The search moved into this final stretch after Craig Owens announced on Nov. 7, 2025, that he would conclude his tenure in May 2026. Owens had served since 2019, and the city described him as having 6.5 years in the job. Lawrence hired Texas-based Strategic Government Resources to run recruitment and vetting, and the firm assembled a pool of 60 municipal professionals from 23 states. There were no internal candidates.

The city first named five finalists, then reduced the list to four on May 19 after David Vela withdrew. Joe Fivas, Joseph Lessard, Majed Al-Ghafry and Michael Kovacs took part in a public meet-and-greet May 20 at the Carnegie Building, where community members raised concerns that all of the finalists were men and a majority were white. At that event, Doug Thomas of SGR told attendees that Lawrence had unusually many issues to weigh, saying the position had “a full page” of challenges.

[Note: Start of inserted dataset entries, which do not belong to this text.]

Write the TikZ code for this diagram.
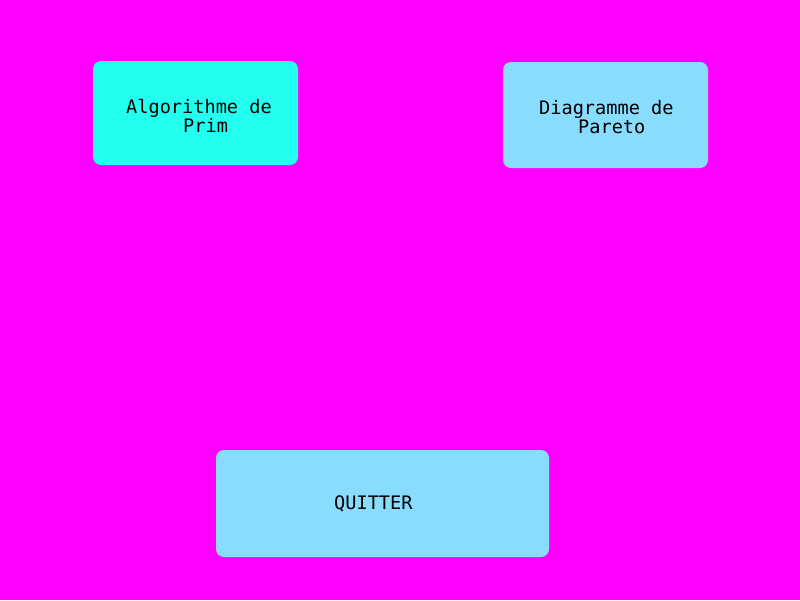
\documentclass[tikz,border=0pt]{standalone}
\usepackage{fontspec}
\setmonofont{DejaVu Sans Mono}
\definecolor{bgmag}{HTML}{FF00FF}
\definecolor{cyanbox}{HTML}{22FFEE}
\definecolor{bluebox}{HTML}{88DDFF}
\tikzset{
  menubox/.style={rounded corners=8pt, inner sep=0pt, outer sep=0pt},
  lbl/.style={font=\fontsize{18.6}{22}\selectfont\ttfamily, text=black, inner sep=0pt, anchor=base west}
}
\begin{document}
\begin{tikzpicture}[x=1pt,y=-1pt]
\fill[bgmag] (0,0) rectangle (800,600);
\useasboundingbox (0,0) rectangle (800,600);
\path[menubox, fill=cyanbox] (93,61) rectangle (298,165) coordinate (boxa);
\path[menubox, fill=bluebox] (503,62) rectangle (708,168) coordinate (boxb);
\path[menubox, fill=bluebox] (216,450) rectangle (549,557) coordinate (boxc);
\node[lbl] (a1) at (126,113) {Algorithme de};
\node[lbl] (a2) at (183,132) {Prim};
\node[lbl] (b1) at (539,114) {Diagramme de};
\node[lbl] (b2) at (578,133) {Pareto};
\node[lbl] (c1) at (334,509) {QUITTER};
\end{tikzpicture}
\end{document}
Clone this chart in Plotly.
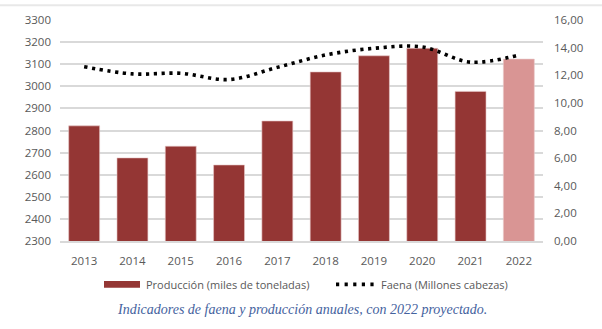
import plotly.graph_objects as go

# Annual beef indicators
years = ["2013", "2014", "2015", "2016", "2017", "2018", "2019", "2020", "2021", "2022"]
produccion = [2821, 2676, 2729, 2644, 2843, 3065, 3138, 3172, 2977, 3123]
faena = [12.62, 12.10, 12.14, 11.69, 12.57, 13.47, 13.95, 14.05, 12.95, 13.47]

bar_colors = ["#943634"] * 9 + ["#D99594"]

W, H = 602, 329
L, R, T, B = 60, 59, 17, 88
plot_w, plot_h = W - L - R, H - T - B


def px_x(px):
    return (px - L) / plot_w


def px_y(py):
    return (H - B - py) / plot_h


tick_font = dict(family="Open Sans", size=11.5, color="#595959")
dot_dash = "3.2px,4.6px"
grid_color = "#D9D9D9"

fig = go.Figure()
fig.add_trace(go.Bar(
    x=years, y=produccion, name="Producción (miles de toneladas)",
    marker=dict(color=bar_colors, line=dict(color="#E8C8C8", width=0.6)),
    yaxis="y", showlegend=False,
))
fig.add_trace(go.Scatter(
    x=years, y=faena, name="Faena (Millones cabezas)", mode="lines",
    line=dict(color="black", width=3.6, dash=dot_dash, shape="spline", smoothing=1.0),
    yaxis="y2", showlegend=False,
))

fig.update_layout(
    width=W, height=H,
    margin=dict(l=L, r=R, t=T, b=B),
    paper_bgcolor="white", plot_bgcolor="white",
    separators=",.",
    bargap=0.36,
    xaxis=dict(type="category", showgrid=False, tickfont=tick_font, ticks="",
               showline=True, linecolor=grid_color, linewidth=1.5, ticklabelstandoff=8),
    yaxis=dict(range=[2300, 3300], dtick=100, tickformat="d", showgrid=True,
               gridcolor=grid_color, gridwidth=1.5, tickfont=tick_font, zeroline=False,
               ticklabelstandoff=8),
    yaxis2=dict(range=[0, 16], dtick=2, tickformat=".2f", overlaying="y", side="right",
                showgrid=False, tickfont=tick_font, zeroline=False, ticklabelstandoff=10),
)

# Legend drawn as shapes and text below the axis
legend_y = px_y(285)
fig.add_shape(type="rect", xref="paper", yref="paper",
              x0=px_x(104), x1=px_x(140), y0=px_y(288.5), y1=px_y(281.5),
              fillcolor="#943634", line=dict(width=0))
fig.add_annotation(xref="paper", yref="paper", x=px_x(144), y=legend_y,
                   text="Producción (miles de toneladas)", showarrow=False,
                   xanchor="left", yanchor="middle",
                   font=dict(family="Open Sans", size=11, color="#595959"))
fig.add_shape(type="line", xref="paper", yref="paper",
              x0=px_x(336), x1=px_x(375), y0=legend_y, y1=legend_y,
              line=dict(color="black", width=3.6, dash="3.2px,5.4px"))
fig.add_annotation(xref="paper", yref="paper", x=px_x(379), y=legend_y,
                   text="Faena (Millones cabezas)", showarrow=False,
                   xanchor="left", yanchor="middle",
                   font=dict(family="Open Sans", size=11, color="#595959"))

# Caption
fig.add_annotation(xref="paper", yref="paper", x=px_x(302), y=px_y(310),
                   text="<i>Indicadores de faena y producción anuales, con 2022 proyectado.</i>",
                   showarrow=False, xanchor="center", yanchor="middle",
                   font=dict(family="Liberation Serif", size=14, color="#44629E"))

# Faint frame line along the top
fig.add_shape(type="line", xref="paper", yref="paper",
              x0=px_x(0), x1=px_x(W), y0=px_y(2), y1=px_y(2),
              line=dict(color="#E8E8E8", width=2))

fig.write_html("out.html")
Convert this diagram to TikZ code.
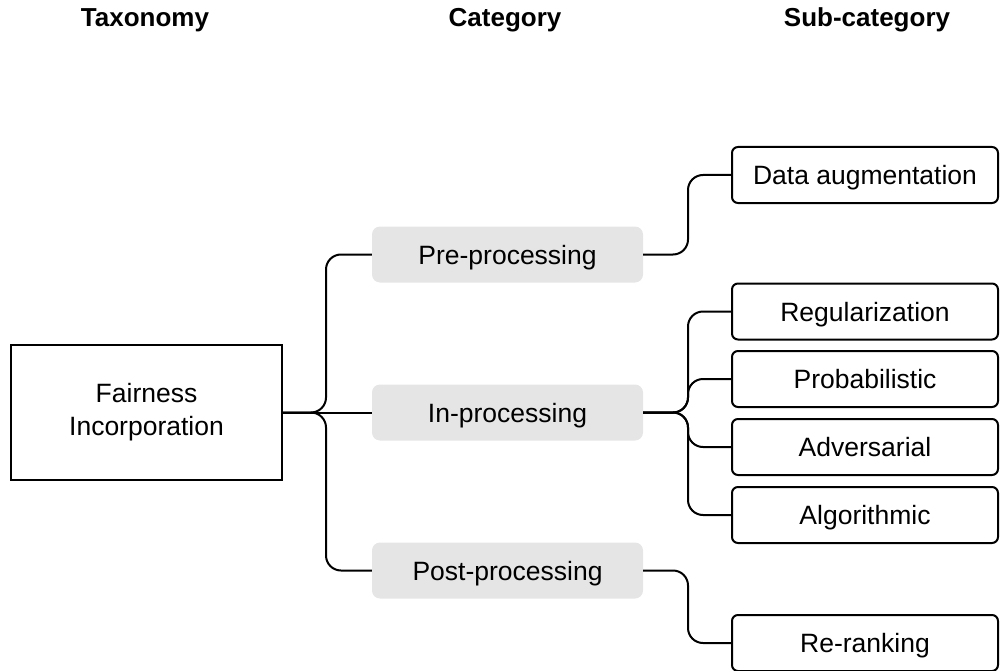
\documentclass[tikz,border=0pt]{standalone}
\usepackage{fontspec}
\setmainfont{Liberation Sans}
\begin{document}
\begin{tikzpicture}[x=1pt,y=-1pt,
  every node/.style={font=\fontsize{26.5}{33}\selectfont, text=black},
  hdr/.style={font=\fontsize{26}{30}\selectfont\bfseries, anchor=base},
  boxtext/.style={text height=24pt, text depth=5pt, inner ysep=0pt},
  rootbox/.style={draw=black, line width=2pt, minimum width=271pt, minimum height=135pt, align=center},
  catbox/.style={boxtext, fill=black!10, rounded corners=8pt, minimum width=271pt, minimum height=56pt},
  subbox/.style={boxtext, draw=black, line width=2pt, rounded corners=6pt, minimum width=266pt, minimum height=56pt},
  conn/.style={line width=2pt, rounded corners=15pt}]
\useasboundingbox (0,0) rectangle (1000,671);
\node[hdr] (h1) at (145,27) {Taxonomy};
\node[hdr] (h2) at (505,27) {Category};
\node[hdr] (h3) at (867,27) {Sub-category};
\node[rootbox] (fi) at (146.5,412.5) {Fairness\\Incorporation};
\node[catbox] (pre) at (507.5,254.5) {Pre-processing};
\node[catbox] (in) at (507.5,412.5) {In-processing};
\node[catbox] (post) at (507.5,570.5) {Post-processing};
\node[subbox] (da) at (865,175) {Data augmentation};
\node[subbox] (reg) at (865,311.5) {Regularization};
\node[subbox] (pro) at (865,379) {Probabilistic};
\node[subbox] (adv) at (865,447) {Adversarial};
\node[subbox] (alg) at (865,515) {Algorithmic};
\node[subbox] (rr) at (865,643) {Re-ranking};
\coordinate (jl) at (326,412.5);
\coordinate (jp) at (688,254.5);
\coordinate (jr) at (688,412.5);
\coordinate (jq) at (688,570.5);
\draw[conn] (fi.east) -- (in.west);
\draw[conn] (fi.east) -- (jl) |- (pre.west);
\draw[conn] (fi.east) -- (jl) |- (post.west);
\draw[conn] (pre.east) -- (jp) |- (da.west);
\draw[conn] (in.east) -- (jr) |- (reg.west);
\draw[conn] (in.east) -- (jr) |- (pro.west);
\draw[conn] (in.east) -- (jr) |- (adv.west);
\draw[conn] (in.east) -- (jr) |- (alg.west);
\draw[conn] (post.east) -- (jq) |- (rr.west);
\end{tikzpicture}
\end{document}
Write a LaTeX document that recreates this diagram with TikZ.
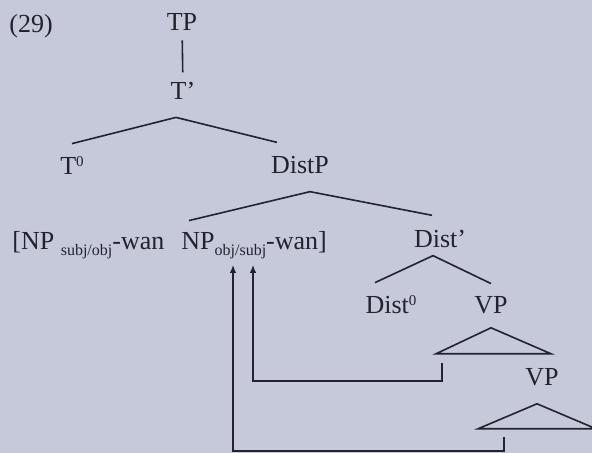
\documentclass[tikz,border=0pt]{standalone}
\usepackage{fontspec}
\setmainfont{Liberation Serif}
\usetikzlibrary{arrows.meta,calc}
\definecolor{paper}{RGB}{197,201,218}
\definecolor{ink}{RGB}{34,35,46}
\newcommand{\losub}[1]{\raisebox{-2.5pt}{\fontsize{8}{9}\selectfont #1}}
\newcommand{\hisup}[1]{\raisebox{4pt}{\fontsize{7.5}{8}\selectfont #1}}
\tikzset{
  cat/.style={anchor=base, inner xsep=0pt, inner ysep=6.5pt, text=ink, font=\fontsize{13}{15}\selectfont},
  branch/.style={draw=ink, line width=0.8pt},
  roof/.style={draw=ink, line width=0.8pt, line join=miter},
  trace/.style={draw=ink, line width=0.7pt, -{Latex[length=4pt,width=3.4pt]}},
}

\begin{document}
\begin{tikzpicture}[x=0.5pt, y=-0.5pt]
    \path[use as bounding box, fill=paper] (0,0) rectangle (592,453);

    \node[cat] (ex) at (31,33) {(29)};
    \node[cat] (TP) at (182,31) {TP};
    \node[cat] (Tbar) at (183,100) {T'};
    \node[cat] (T0) at (72,175) {T\hisup{0}};
    \node[cat] (DistP) at (300,174) {DistP};
    \node[cat, anchor=base west] (NPa) at (12,250) {[NP \losub{subj/obj}-wan};
    \node[cat, anchor=base west] (NPb) at (181,250) {NP\losub{obj/subj}-wan]};
    \node[cat] (Distbar) at (440,248) {Dist'};
    \node[cat] (Dist0) at (391,314) {Dist\hisup{0}};
    \node[cat] (VPa) at (491,314) {VP};
    \node[cat] (VPb) at (542,385) {VP};

    % branches
    \draw[branch, shorten <=-2pt, shorten >=-1.5pt] (TP) -- (Tbar);
    \draw[branch] ($(Tbar.south)+(-7,4)$) -- (T0.north);
    \draw[branch] ($(Tbar.south)+(-7,4)$) -- ($(DistP.north)+(-23,-1)$);
    \draw[branch] ($(DistP.south)+(10,4)$) -- ($(NPb.north west)+(8,2)$);
    \draw[branch] ($(DistP.south)+(10,4)$) -- ($(Distbar.north)+(-8,-2)$);
    \draw[branch] ($(Distbar.south)+(-7,-6)$) -- ($(Dist0.north)+(-16,0)$);
    \draw[branch] ($(Distbar.south)+(-7,-6)$) -- (VPa.north);

    % roofs
    \draw[roof] (VPa.south) -- ++(-55,26) -- ++(115,0) -- cycle;
    \draw[roof] ($(VPb.south)+(-5,5)$) -- ++(-59,25) -- ++(118,0) -- cycle;

    % movement
    \coordinate (trace1) at (442,363);
    \coordinate (trace2) at (504,437);
    \coordinate (subjtip) at (253,265);
    \coordinate (objtip) at (233,265);
    \draw[trace] (trace1) -- ++(0,18) -| (subjtip);
    \draw[trace] (trace2) -- ++(0,14) -| (objtip);
\end{tikzpicture}
\end{document}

Those challenges were spelled out in the recruitment materials: economic development, growth management, affordability, university relations, intergovernmental partnerships and a major strategic planning update. Lawrence’s own history page lists eight city managers from James H. Wigglesworth, who started in 1951, through Owens, a reminder that this hire will join a long line of leadership decisions with direct consequences for day-to-day government in Douglas County.